The difference between the kind of things described in the posts at Orcinus and the stuff you're talking about is that the stuff described in the posts were done by with the approval of (and often with the help of) the authorities.
You post didn't get deleted because I couldn't face the truth or something. It got deleted because it was racist and insulting - even more so than your last comment. Not only that, it was completely off-topic. I didn't write anything about the crimes committed by black people today - I wrote about the crimes committed against black people in the past.
It's probably a big surprise, but the world is not just about what you think and what you want to hear.

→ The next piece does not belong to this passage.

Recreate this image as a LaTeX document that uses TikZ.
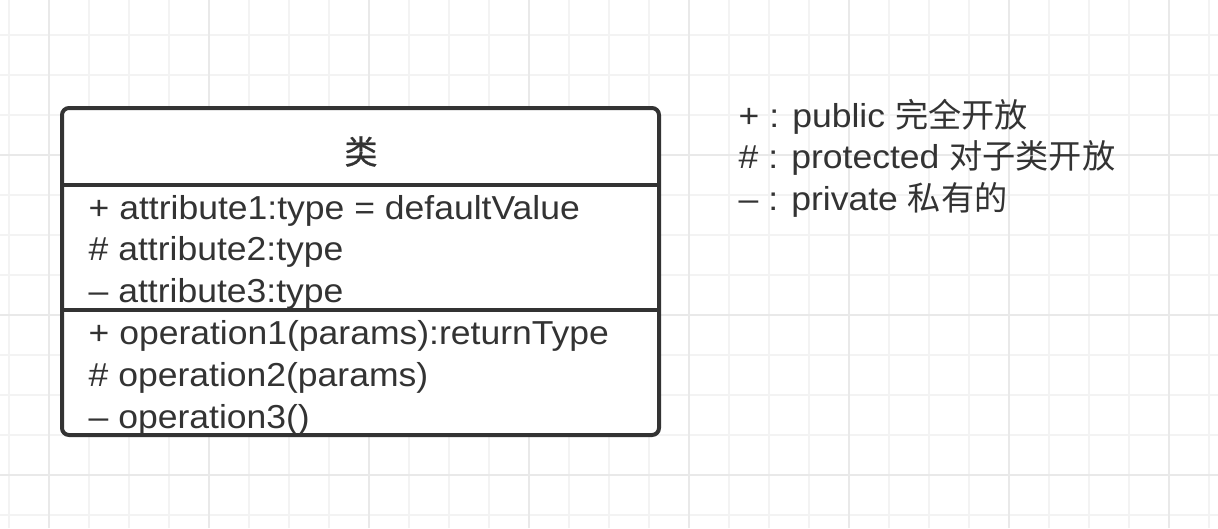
\documentclass[tikz,border=0pt]{standalone}
\usepackage{fontspec}
\setmainfont[FakeStretch=1.07]{Liberation Sans}
\newfontfamily\cjk{Noto Sans CJK SC}
\newfontfamily\cjktitle[FakeBold=0.8]{Noto Sans CJK SC}
\definecolor{ink}{HTML}{333333}
\definecolor{gridminor}{HTML}{F3F3F3}
\definecolor{gridmajor}{HTML}{E9E9E9}
\tikzset{
  minorline/.style={draw=gridminor, line width=1.6pt},
  majorline/.style={draw=gridmajor, line width=1.6pt},
  classbox/.style={draw=ink, line width=4pt, rounded corners=7pt, fill=white},
  divider/.style={draw=ink, line width=4pt},
  member/.style={anchor=base west, inner sep=0pt, text=ink, font=\fontsize{33.2}{40}\selectfont},
  titletext/.style={anchor=base, inner sep=0pt, text=ink, font=\fontsize{33}{40}\selectfont\cjktitle},
}
\begin{document}
\begin{tikzpicture}[x=1pt, y=-1pt]
\useasboundingbox (0,0) rectangle (1218,528);
\fill[white] (0,0) rectangle (1218,528);
% grid
\foreach \x in {9,49,...,1209} \draw[minorline] (\x,0) -- (\x,528);
\foreach \y in {35,75,...,515} \draw[minorline] (0,\y) -- (1218,\y);
\foreach \x in {49,209,...,1169} \draw[majorline] (\x,0) -- (\x,528);
\foreach \y in {155,315,475} \draw[majorline] (0,\y) -- (1218,\y);
% class box
\draw[classbox] (62,108) rectangle (659,435);
\coordinate (d1w) at (62,185);
\coordinate (d1e) at (659,185);
\coordinate (d2w) at (62,310);
\coordinate (d2e) at (659,310);
\draw[divider] (d1w) -- (d1e);
\draw[divider] (d2w) -- (d2e);
\node[titletext] (title) at (361,164) {类};
\node[member] (a1) at (88.5,219) {+ attribute1:type = defaultValue};
\node[member] (a2) at (88.5,260.8) {\# attribute2:type};
\node[member] (a3) at (88.5,302.5) {– attribute3:type};
\node[member] (o1) at (88.5,344.5) {+ operation1(params):returnType};
\node[member] (o2) at (88.5,386.3) {\# operation2(params)};
\node[member] (o3) at (88.5,428) {– operation3()};
% legend
\node[member] (l1) at (738.5,127) {+ : public {\cjk 完全开放}};
\node[member] (l2) at (738.5,168.5) {\# : protected {\cjk 对子类开放}};
\node[member] (l3) at (738.5,210) {– : private {\cjk 私有的}};
\end{tikzpicture}
\end{document}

Having said all that, I am going to ask you to provide me with a verifiable official source for the number of rapes. Until you can provide a such, you are not welcome here at this blog, and any post by you will deleted without notice.
This doesn't mean that you can post whatever you want on my blog, as long as you have provided a source for your claims. This is a personal blog, and I see absolutely no reason to provide a place for racists to spew their racist garbage. So, keep your posts factual, on topic, and don't link to racist sites, if you want to comment here.
This comment has been removed by a blog administrator.
This comment has been removed by a blog administrator.
Apparently I didn't make myself clear before. This is not a forum for white people to comment about being oppressed. Any comment about that will be deleted at sight.
The topic of this post was some specific behaviors in the past, not a different set of behavior today. Either stay on-topic, or go somewhere else.
And I mean it when I say that links to racist sites will result in comments get deleted - that also includes links entered as the website of the commenter.
Go to FreeRepublic if you want to spew your vile hate.
One comment to the deleted posts (yes, I know it's a bit unfair, but I am not in the mood to be fair today).
VanSpeyk, your friend Scimitar said "raped", not "raped or sexually assaulted", so you didn't provide any evidence for his claims that 35,000+ white women were raped by black men two years ago.
As a matter of fact, if you look closely at the numbers, you'll see that 69,370 cases of rape in 2005, which hardly fits the claims of 35,000+ Black rapists, given the 33.6% Black perpetrators.
So, the ban on Scimitar still stands.